Now, at last, we come to the part where the grumpy old man comes out of his cave. People have been predicting the demise of the big banks since the advent of financial deregulation in the 1980s - so far to no avail. Can you remember when the entry of the foreign banks was going to do in our local banks? Can you remember when deregulation and the emergence of superior specialised rivals in the provision of particular financial services was going to dismember our big universal-provider banks? So far, whatever the challenge, our big four have gone from strength to strength. Moral: don’t write them off too cheaply.

Next, if you want advice on what the future holds for banking and finance, my advice is that you’ll do better talking to economic historians and the students of earlier waves of major technological innovation - from the railways to electricity to the internal combustion engine to radio - than listening to futurologists and tech-heads. One thing the students of economic history will tell you is that it can take decades for the full commercial potential of major advances to be uncovered and implemented. Another is that the hundred or more start-ups determined to make a killing out of producing automobiles (or whatever) will eventually pack down to just a handful of big, successful, long-lasting corporations - GM, Ford and Chrysler - but until the end it’s impossible to predict who the victors will be.

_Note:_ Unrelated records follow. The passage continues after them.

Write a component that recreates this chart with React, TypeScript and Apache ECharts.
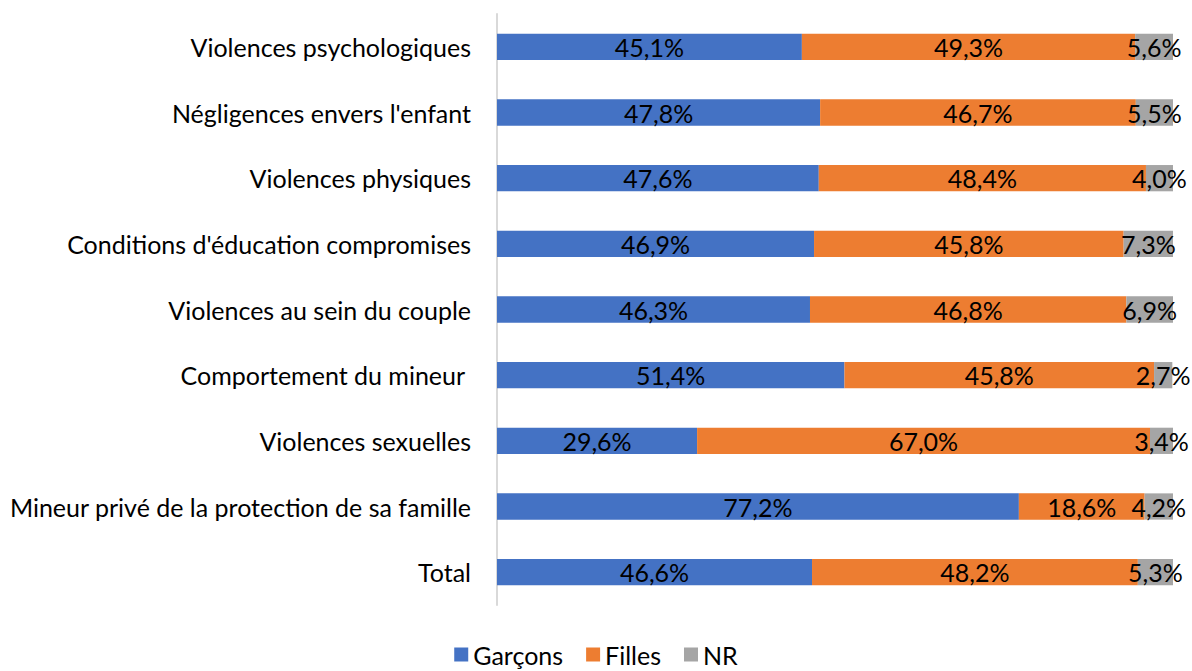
import React, { useEffect, useRef } from "react";
import * as echarts from "echarts";

const categories = [
  "Violences psychologiques",
  "Négligences envers l'enfant",
  "Violences physiques",
  "Conditions d'éducation compromises",
  "Violences au sein du couple",
  "Comportement du mineur ",
  "Violences sexuelles",
  "Mineur privé de la protection de sa famille",
  "Total",
];
const garcons = [45.1, 47.8, 47.6, 46.9, 46.3, 51.4, 29.6, 77.2, 46.6];
const filles = [49.3, 46.7, 48.4, 45.8, 46.8, 45.8, 67.0, 18.6, 48.2];
const nr = [5.6, 5.5, 4.0, 7.3, 6.9, 2.7, 3.4, 4.2, 5.3];
const seriesNames = ["Garçons", "Filles", "NR"];
const colors = ["#4472C4", "#ED7D31", "#A5A5A5"];

const FONT = "Lato, 'Open Sans', sans-serif";
const FS = 25;

export default function App() {
  const ref = useRef<HTMLDivElement>(null);
  useEffect(() => {
    if (!ref.current) return;
    const chart = echarts.init(ref.current, undefined, { renderer: "svg" });
    const fmt = (p: any) => p.value.toFixed(1).replace(".", ",") + "%";
    const mk = (name: string, data: number[], color: string) => ({
      name,
      type: "bar",
      stack: "total",
      data,
      barWidth: "40%",
      itemStyle: { color },
      label: {
        show: true,
        position: "inside",
        formatter: fmt,
        color: "#000",
        fontSize: FS,
        fontFamily: FONT,
      },
    });
    chart.setOption({
      animation: false,
      textStyle: { fontFamily: FONT },
      grid: { left: 497, right: 19, top: 14, bottom: 66, containLabel: false },
      xAxis: {
        type: "value",
        min: 0,
        max: 100,
        show: false,
      },
      yAxis: {
        type: "category",
        inverse: true,
        data: categories,
        axisLine: { show: true, lineStyle: { color: "#D9D9D9", width: 2 } },
        axisTick: { show: false },
        axisLabel: { color: "#000", fontSize: FS, margin: 26, fontFamily: FONT },
      },
      legend: {
        bottom: 4,
        left: "center",
        padding: [0, 5, 0, 5],
        itemWidth: 14,
        itemHeight: 14,
        itemGap: 23,
        icon: "rect",
        textStyle: { color: "#000", fontSize: FS, fontFamily: FONT, lineHeight: 25 },
        data: seriesNames,
      },
      series: [
        mk(seriesNames[0], garcons, colors[0]),
        mk(seriesNames[1], filles, colors[1]),
        mk(seriesNames[2], nr, colors[2]),
      ],
    });
    return () => chart.dispose();
  }, []);
  return (
    <div
      ref={ref}
      style={{ position: "fixed", left: 0, top: 0, width: 1192, height: 671, background: "#fff" }}
    />
  );
}
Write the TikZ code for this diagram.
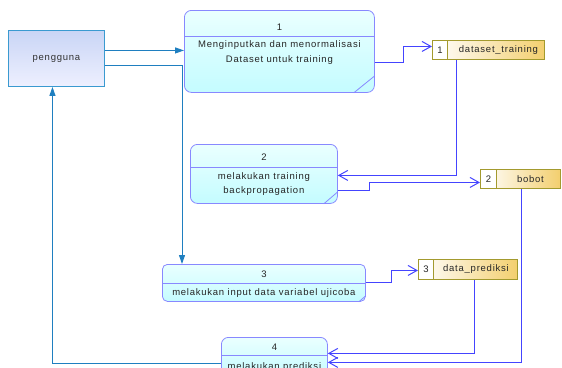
\documentclass[tikz,border=0pt]{standalone}
\usepackage{fontspec}
\setmainfont[LetterSpace=8]{Liberation Sans}
\usetikzlibrary{arrows.meta}

\definecolor{entline}{HTML}{3A9AD0}
\definecolor{enttop}{HTML}{C9D5F5}
\definecolor{entbot}{HTML}{EEF0FF}
\definecolor{procline}{HTML}{8888FF}
\definecolor{proctop}{HTML}{EAFFFF}
\definecolor{procbot}{HTML}{C4FCFF}
\definecolor{storeline}{HTML}{A39A2E}
\definecolor{storegold}{HTML}{F3CF6E}
\definecolor{flowin}{HTML}{1F7FC0}
\definecolor{flowout}{HTML}{4444FF}

\begin{document}
\begin{tikzpicture}[x=1pt, y=-1pt, font=\fontsize{9.5}{11}\selectfont,
    entity/.style={draw=entline, line width=0.9pt, top color=enttop, bottom color=entbot, anchor=north west, inner sep=0pt, text=black!80},
    proc/.style={draw=procline, line width=0.8pt, rounded corners=7pt, top color=proctop, bottom color=procbot, anchor=north west, inner sep=0pt},
    store/.style={draw=storeline, line width=0.9pt, left color=white, right color=storegold, anchor=north west, inner sep=0pt},
    storenum/.style={draw=storeline, line width=0.9pt, fill=white, anchor=north west, inner sep=0pt, text=black!85},
    txt/.style={inner sep=0pt, align=center, text=black!85},
    flowin/.style={draw=flowin, line width=1pt, -{Triangle[length=9pt,width=6pt]}},
    flowout/.style={draw=flowout, line width=1pt, -{Straight Barb[length=9pt,width=10pt]}}]
    \useasboundingbox (0,0) rectangle (562,367);
    \clip (0,0) rectangle (562,367);

    % External entity
    \node[entity, minimum width=96pt, minimum height=56pt] (pengguna) at (8,30) {pengguna};

    % Processes
    \node[proc, minimum width=190pt, minimum height=82pt] (proc1) at (184,10) {};
    \draw[procline, line width=0.8pt] ([yshift=-26pt]proc1.north west) -- ([yshift=-26pt]proc1.north east);
    \draw[procline, line width=0.8pt] ([xshift=-21pt]proc1.south east) -- ([yshift=17pt]proc1.south east);
    \node[txt] (proc1-num) at ([yshift=-17pt]proc1.north) {1};
    \node[txt, font=\fontsize{9.5}{15}\selectfont] (proc1-text) at ([yshift=-42.5pt]proc1.north) {Menginputkan dan menormalisasi\\Dataset untuk training};

    \node[proc, minimum width=147pt, minimum height=59pt] (proc2) at (190,144) {};
    \draw[procline, line width=0.8pt] ([yshift=-23pt]proc2.north west) -- ([yshift=-23pt]proc2.north east);
    \draw[procline, line width=0.8pt] ([xshift=-14pt]proc2.south east) -- ([yshift=12pt]proc2.south east);
    \node[txt] (proc2-num) at ([yshift=-13pt]proc2.north) {2};
    \node[txt, font=\fontsize{9.5}{14}\selectfont] (proc2-text) at ([yshift=-40pt]proc2.north) {melakukan training\\backpropagation};

    \node[proc, rounded corners=5pt, minimum width=203pt, minimum height=37pt] (proc3) at (162,264) {};
    \draw[procline, line width=0.8pt] ([yshift=-19pt]proc3.north west) -- ([yshift=-19pt]proc3.north east);
    \draw[procline, line width=0.8pt] ([xshift=-7pt]proc3.south east) -- ([yshift=6pt]proc3.south east);
    \node[txt] (proc3-num) at ([yshift=-10pt]proc3.north) {3};
    \node[txt] (proc3-text) at ([yshift=-29pt]proc3.north) {melakukan input data variabel ujicoba};

    \node[proc, minimum width=106pt, minimum height=40pt] (proc4) at (221,337) {};
    \draw[procline, line width=0.8pt] ([yshift=-18pt]proc4.north west) -- ([yshift=-18pt]proc4.north east);
    \node[txt] (proc4-num) at ([yshift=-10pt]proc4.north) {4};
    \node[txt] (proc4-text) at ([yshift=-30pt]proc4.north) {melakukan prediksi};

    % Data stores
    \node[store, minimum width=112pt, minimum height=19pt] (store1) at (432,40) {};
    \node[storenum, minimum width=15pt, minimum height=19pt] (store1-num) at (432,40) {1};
    \node[txt] (store1-label) at ([xshift=10pt]store1.center) {dataset\_training};

    \node[store, minimum width=80pt, minimum height=19pt] (store2) at (480,169) {};
    \node[storenum, minimum width=16pt, minimum height=19pt] (store2-num) at (480,169) {2};
    \node[txt] (store2-label) at ([xshift=10pt]store2.center) {bobot};

    \node[store, minimum width=99pt, minimum height=20pt] (store3) at (418,259) {};
    \node[storenum, minimum width=15pt, minimum height=20pt] (store3-num) at (418,259) {3};
    \node[txt] (store3-label) at ([xshift=8pt]store3.center) {data\_prediksi};

    % Flows
    \draw[flowin] ([yshift=8pt]pengguna.east) -- ([yshift=8pt]pengguna.east -| proc1.west);
    \draw[flowin] ([yshift=-7pt]pengguna.east) -| ([xshift=20pt]proc3.north west);
    \draw[flowin] ([yshift=-6pt]proc4.west) -| ([xshift=-4pt]pengguna.south);

    \draw[flowout] ([yshift=-11pt]proc1.east) -- ++(29,0) |- ([yshift=3.5pt]store1.west);
    \draw[flowout] ([xshift=-32pt]store1.south) |- ([yshift=-1.5pt]proc2.east);
    \draw[flowout] ([yshift=-16.5pt]proc2.east) -- ++(32,0) |- ([yshift=-3.5pt]store2.west);
    \draw[flowout] ([xshift=1pt]store2.south) |- ([yshift=-5pt]proc4.east);
    \draw[flowout] (proc3.east) -- ++(26,0) |- ([yshift=-1pt]store3.west);
    \draw[flowout] ([xshift=6.5pt]store3.south) |- ([yshift=4pt]proc4.east);

\end{tikzpicture}
\end{document}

Even in terms of which gee-whiz new ideas will survive and prosper, and which won’t, the futurologists have a list of failed predictions as long as your arm. They impress us because they seem to know so much about the new technological wonders just over the horizon, but this is their downfall: they love the technological and they love novelty. What they don’t know much about is human nature. Consequently they fail to make the key distinction between what new technology could do for us and what we’ll want it to do for us. Only the stuff we want - the stuff that fits in with human nature - will survive and prosper. Consider the lack of interest in telecommuting. Or the continuing concentration of the financial markets despite the move to electronic trading. Predictors must never forget that humans are intensely social animals. We like to be with others. Urban economists studying the increasing concentration of GDP - value-adding - in CBDs are realising that we learn from being in contact with others. It seems conference calls, even Skype, are a poor substitute for face-to-face contact. MOOC - massive open online courses.

Next, what drives technological change is competition and the desire for profits; business outsiders trying to steal a march on the incumbents, or insiders on their fellow incumbents. I remember Bob Gottliebsen before the Tech Wreck banging on about the huge profits to be made from B2B. But if you study the major technological advances of the past you soon realise that what starts as business people out to make a killing ends up delivering its greatest benefit to customers. The way it works is that any player who comes up with a really successful innovation will soon be copied - by other outsiders and, eventually, by the incumbents- which forces down prices and profits, and shifts the benefit to customers. Apart from any history, I know this from the digital disruption of classified advertising in newspapers. The users of classified ads for houses, jobs and cars have ended up with an infinitely better product for a fraction of the price of an old newspaper classified.

This process by which well-functioning market economies deliver the benefits of digital disruption and other technological change to customers rather than capitalists is one of the great attractions of capitalism. Which is why, though I’m uncertain how much digital disruption will do knock the banks off their perch, I am confident the new or improved products we end up with will be of great benefit to the users of financial services.